__Task goal__.
Copy out all the data, word for word.

__Information provided__.
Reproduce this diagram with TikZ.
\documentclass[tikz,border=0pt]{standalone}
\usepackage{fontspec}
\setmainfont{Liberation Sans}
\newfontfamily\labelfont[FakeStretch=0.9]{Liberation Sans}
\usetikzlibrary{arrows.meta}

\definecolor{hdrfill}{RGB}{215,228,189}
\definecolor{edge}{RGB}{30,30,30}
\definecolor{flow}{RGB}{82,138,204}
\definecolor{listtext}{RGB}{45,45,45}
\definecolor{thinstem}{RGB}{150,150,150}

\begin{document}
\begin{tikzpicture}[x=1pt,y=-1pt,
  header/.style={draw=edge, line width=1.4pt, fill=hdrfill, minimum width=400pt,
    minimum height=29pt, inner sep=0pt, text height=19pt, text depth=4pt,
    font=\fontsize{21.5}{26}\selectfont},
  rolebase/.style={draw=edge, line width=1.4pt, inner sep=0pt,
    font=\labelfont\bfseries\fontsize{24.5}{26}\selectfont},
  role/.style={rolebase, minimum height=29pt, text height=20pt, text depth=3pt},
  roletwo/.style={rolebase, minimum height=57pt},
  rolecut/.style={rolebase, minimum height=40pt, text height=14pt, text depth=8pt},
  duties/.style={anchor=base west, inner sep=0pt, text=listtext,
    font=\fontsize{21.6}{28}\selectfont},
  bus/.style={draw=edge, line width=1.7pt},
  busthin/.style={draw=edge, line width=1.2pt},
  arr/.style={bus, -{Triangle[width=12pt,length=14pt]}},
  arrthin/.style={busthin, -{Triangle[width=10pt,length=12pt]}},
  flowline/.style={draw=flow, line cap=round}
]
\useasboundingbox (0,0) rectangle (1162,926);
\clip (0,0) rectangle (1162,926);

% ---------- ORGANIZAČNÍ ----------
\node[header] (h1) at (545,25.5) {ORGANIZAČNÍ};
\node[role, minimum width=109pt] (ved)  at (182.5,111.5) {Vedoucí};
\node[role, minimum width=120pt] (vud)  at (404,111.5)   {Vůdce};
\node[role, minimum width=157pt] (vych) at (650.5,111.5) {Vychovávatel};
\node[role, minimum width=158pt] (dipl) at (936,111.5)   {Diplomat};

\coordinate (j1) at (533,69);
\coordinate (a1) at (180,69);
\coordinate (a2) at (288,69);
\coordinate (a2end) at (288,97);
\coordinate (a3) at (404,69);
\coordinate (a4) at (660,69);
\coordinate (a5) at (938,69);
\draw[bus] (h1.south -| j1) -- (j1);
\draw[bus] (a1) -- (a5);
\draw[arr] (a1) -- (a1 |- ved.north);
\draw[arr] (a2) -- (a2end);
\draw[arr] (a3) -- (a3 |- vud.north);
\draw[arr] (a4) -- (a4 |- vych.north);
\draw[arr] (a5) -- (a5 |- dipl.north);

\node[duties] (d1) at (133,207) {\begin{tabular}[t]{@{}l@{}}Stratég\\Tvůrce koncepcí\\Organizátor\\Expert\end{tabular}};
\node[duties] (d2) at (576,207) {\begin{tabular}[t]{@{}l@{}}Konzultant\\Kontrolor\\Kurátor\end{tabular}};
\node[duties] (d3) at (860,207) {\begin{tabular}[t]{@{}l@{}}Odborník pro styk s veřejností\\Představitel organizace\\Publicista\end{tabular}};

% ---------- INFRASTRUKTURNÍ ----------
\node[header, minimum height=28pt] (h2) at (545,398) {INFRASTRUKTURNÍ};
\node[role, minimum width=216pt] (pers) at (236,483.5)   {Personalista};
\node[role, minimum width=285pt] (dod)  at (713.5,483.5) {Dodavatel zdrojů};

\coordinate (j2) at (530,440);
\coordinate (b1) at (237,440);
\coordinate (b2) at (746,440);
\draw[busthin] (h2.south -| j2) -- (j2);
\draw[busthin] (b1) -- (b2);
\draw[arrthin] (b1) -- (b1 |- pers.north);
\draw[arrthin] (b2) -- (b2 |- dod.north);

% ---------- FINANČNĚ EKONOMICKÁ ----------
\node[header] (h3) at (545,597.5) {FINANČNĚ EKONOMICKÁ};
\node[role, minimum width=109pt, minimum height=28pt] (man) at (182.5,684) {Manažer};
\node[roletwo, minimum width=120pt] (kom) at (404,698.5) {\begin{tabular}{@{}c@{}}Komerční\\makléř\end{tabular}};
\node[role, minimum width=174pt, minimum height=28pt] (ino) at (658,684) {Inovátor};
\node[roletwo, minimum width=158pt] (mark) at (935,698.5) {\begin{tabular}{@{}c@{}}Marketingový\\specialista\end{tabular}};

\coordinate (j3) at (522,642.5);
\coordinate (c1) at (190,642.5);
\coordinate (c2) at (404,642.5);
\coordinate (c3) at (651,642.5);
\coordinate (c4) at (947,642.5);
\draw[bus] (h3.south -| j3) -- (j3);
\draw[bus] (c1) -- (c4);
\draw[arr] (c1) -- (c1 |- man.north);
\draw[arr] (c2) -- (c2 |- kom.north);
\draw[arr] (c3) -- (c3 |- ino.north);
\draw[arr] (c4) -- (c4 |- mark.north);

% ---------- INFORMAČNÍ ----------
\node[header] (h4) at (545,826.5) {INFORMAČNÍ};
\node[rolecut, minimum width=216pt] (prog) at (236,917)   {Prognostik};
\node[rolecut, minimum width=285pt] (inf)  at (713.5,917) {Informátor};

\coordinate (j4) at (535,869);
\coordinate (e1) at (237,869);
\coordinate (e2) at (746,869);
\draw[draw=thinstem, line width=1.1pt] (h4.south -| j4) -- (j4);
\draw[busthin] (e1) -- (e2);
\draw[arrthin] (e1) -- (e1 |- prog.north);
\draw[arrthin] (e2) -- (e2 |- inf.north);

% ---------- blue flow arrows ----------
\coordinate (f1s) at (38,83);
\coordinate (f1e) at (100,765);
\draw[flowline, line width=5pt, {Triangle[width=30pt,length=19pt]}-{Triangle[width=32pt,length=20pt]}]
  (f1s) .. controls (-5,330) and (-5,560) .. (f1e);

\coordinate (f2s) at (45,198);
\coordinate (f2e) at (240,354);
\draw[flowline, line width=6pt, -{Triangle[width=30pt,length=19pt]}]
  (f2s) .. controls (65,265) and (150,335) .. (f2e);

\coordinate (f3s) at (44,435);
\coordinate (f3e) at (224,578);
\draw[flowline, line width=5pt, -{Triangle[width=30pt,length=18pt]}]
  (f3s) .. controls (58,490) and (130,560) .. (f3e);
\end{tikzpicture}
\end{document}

__Solution to this exercise__.
Reproduce this diagram with TikZ.
\documentclass[tikz,border=0pt]{standalone}
\usepackage{fontspec}
\setmainfont{Liberation Sans}
\newfontfamily\labelfont[FakeStretch=0.9]{Liberation Sans}
\usetikzlibrary{arrows.meta}

\definecolor{hdrfill}{RGB}{215,228,189}
\definecolor{edge}{RGB}{30,30,30}
\definecolor{flow}{RGB}{82,138,204}
\definecolor{listtext}{RGB}{45,45,45}
\definecolor{thinstem}{RGB}{150,150,150}

\begin{document}
\begin{tikzpicture}[x=1pt,y=-1pt,
  header/.style={draw=edge, line width=1.4pt, fill=hdrfill, minimum width=400pt,
    minimum height=29pt, inner sep=0pt, text height=19pt, text depth=4pt,
    font=\fontsize{21.5}{26}\selectfont},
  rolebase/.style={draw=edge, line width=1.4pt, inner sep=0pt,
    font=\labelfont\bfseries\fontsize{24.5}{26}\selectfont},
  role/.style={rolebase, minimum height=29pt, text height=20pt, text depth=3pt},
  roletwo/.style={rolebase, minimum height=57pt},
  rolecut/.style={rolebase, minimum height=40pt, text height=14pt, text depth=8pt},
  duties/.style={anchor=base west, inner sep=0pt, text=listtext,
    font=\fontsize{21.6}{28}\selectfont},
  bus/.style={draw=edge, line width=1.7pt},
  busthin/.style={draw=edge, line width=1.2pt},
  arr/.style={bus, -{Triangle[width=12pt,length=14pt]}},
  arrthin/.style={busthin, -{Triangle[width=10pt,length=12pt]}},
  flowline/.style={draw=flow, line cap=round}
]
\useasboundingbox (0,0) rectangle (1162,926);
\clip (0,0) rectangle (1162,926);

% ---------- ORGANIZAČNÍ ----------
\node[header] (h1) at (545,25.5) {ORGANIZAČNÍ};
\node[role, minimum width=109pt] (ved)  at (182.5,111.5) {Vedoucí};
\node[role, minimum width=120pt] (vud)  at (404,111.5)   {Vůdce};
\node[role, minimum width=157pt] (vych) at (650.5,111.5) {Vychovávatel};
\node[role, minimum width=158pt] (dipl) at (936,111.5)   {Diplomat};

\coordinate (j1) at (533,69);
\coordinate (a1) at (180,69);
\coordinate (a2) at (288,69);
\coordinate (a2end) at (288,97);
\coordinate (a3) at (404,69);
\coordinate (a4) at (660,69);
\coordinate (a5) at (938,69);
\draw[bus] (h1.south -| j1) -- (j1);
\draw[bus] (a1) -- (a5);
\draw[arr] (a1) -- (a1 |- ved.north);
\draw[arr] (a2) -- (a2end);
\draw[arr] (a3) -- (a3 |- vud.north);
\draw[arr] (a4) -- (a4 |- vych.north);
\draw[arr] (a5) -- (a5 |- dipl.north);

\node[duties] (d1) at (133,207) {\begin{tabular}[t]{@{}l@{}}Stratég\\Tvůrce koncepcí\\Organizátor\\Expert\end{tabular}};
\node[duties] (d2) at (576,207) {\begin{tabular}[t]{@{}l@{}}Konzultant\\Kontrolor\\Kurátor\end{tabular}};
\node[duties] (d3) at (860,207) {\begin{tabular}[t]{@{}l@{}}Odborník pro styk s veřejností\\Představitel organizace\\Publicista\end{tabular}};

% ---------- INFRASTRUKTURNÍ ----------
\node[header, minimum height=28pt] (h2) at (545,398) {INFRASTRUKTURNÍ};
\node[role, minimum width=216pt] (pers) at (236,483.5)   {Personalista};
\node[role, minimum width=285pt] (dod)  at (713.5,483.5) {Dodavatel zdrojů};

\coordinate (j2) at (530,440);
\coordinate (b1) at (237,440);
\coordinate (b2) at (746,440);
\draw[busthin] (h2.south -| j2) -- (j2);
\draw[busthin] (b1) -- (b2);
\draw[arrthin] (b1) -- (b1 |- pers.north);
\draw[arrthin] (b2) -- (b2 |- dod.north);

% ---------- FINANČNĚ EKONOMICKÁ ----------
\node[header] (h3) at (545,597.5) {FINANČNĚ EKONOMICKÁ};
\node[role, minimum width=109pt, minimum height=28pt] (man) at (182.5,684) {Manažer};
\node[roletwo, minimum width=120pt] (kom) at (404,698.5) {\begin{tabular}{@{}c@{}}Komerční\\makléř\end{tabular}};
\node[role, minimum width=174pt, minimum height=28pt] (ino) at (658,684) {Inovátor};
\node[roletwo, minimum width=158pt] (mark) at (935,698.5) {\begin{tabular}{@{}c@{}}Marketingový\\specialista\end{tabular}};

\coordinate (j3) at (522,642.5);
\coordinate (c1) at (190,642.5);
\coordinate (c2) at (404,642.5);
\coordinate (c3) at (651,642.5);
\coordinate (c4) at (947,642.5);
\draw[bus] (h3.south -| j3) -- (j3);
\draw[bus] (c1) -- (c4);
\draw[arr] (c1) -- (c1 |- man.north);
\draw[arr] (c2) -- (c2 |- kom.north);
\draw[arr] (c3) -- (c3 |- ino.north);
\draw[arr] (c4) -- (c4 |- mark.north);

% ---------- INFORMAČNÍ ----------
\node[header] (h4) at (545,826.5) {INFORMAČNÍ};
\node[rolecut, minimum width=216pt] (prog) at (236,917)   {Prognostik};
\node[rolecut, minimum width=285pt] (inf)  at (713.5,917) {Informátor};

\coordinate (j4) at (535,869);
\coordinate (e1) at (237,869);
\coordinate (e2) at (746,869);
\draw[draw=thinstem, line width=1.1pt] (h4.south -| j4) -- (j4);
\draw[busthin] (e1) -- (e2);
\draw[arrthin] (e1) -- (e1 |- prog.north);
\draw[arrthin] (e2) -- (e2 |- inf.north);

% ---------- blue flow arrows ----------
\coordinate (f1s) at (38,83);
\coordinate (f1e) at (100,765);
\draw[flowline, line width=5pt, {Triangle[width=30pt,length=19pt]}-{Triangle[width=32pt,length=20pt]}]
  (f1s) .. controls (-5,330) and (-5,560) .. (f1e);

\coordinate (f2s) at (45,198);
\coordinate (f2e) at (240,354);
\draw[flowline, line width=6pt, -{Triangle[width=30pt,length=19pt]}]
  (f2s) .. controls (65,265) and (150,335) .. (f2e);

\coordinate (f3s) at (44,435);
\coordinate (f3e) at (224,578);
\draw[flowline, line width=5pt, -{Triangle[width=30pt,length=18pt]}]
  (f3s) .. controls (58,490) and (130,560) .. (f3e);
\end{tikzpicture}
\end{document}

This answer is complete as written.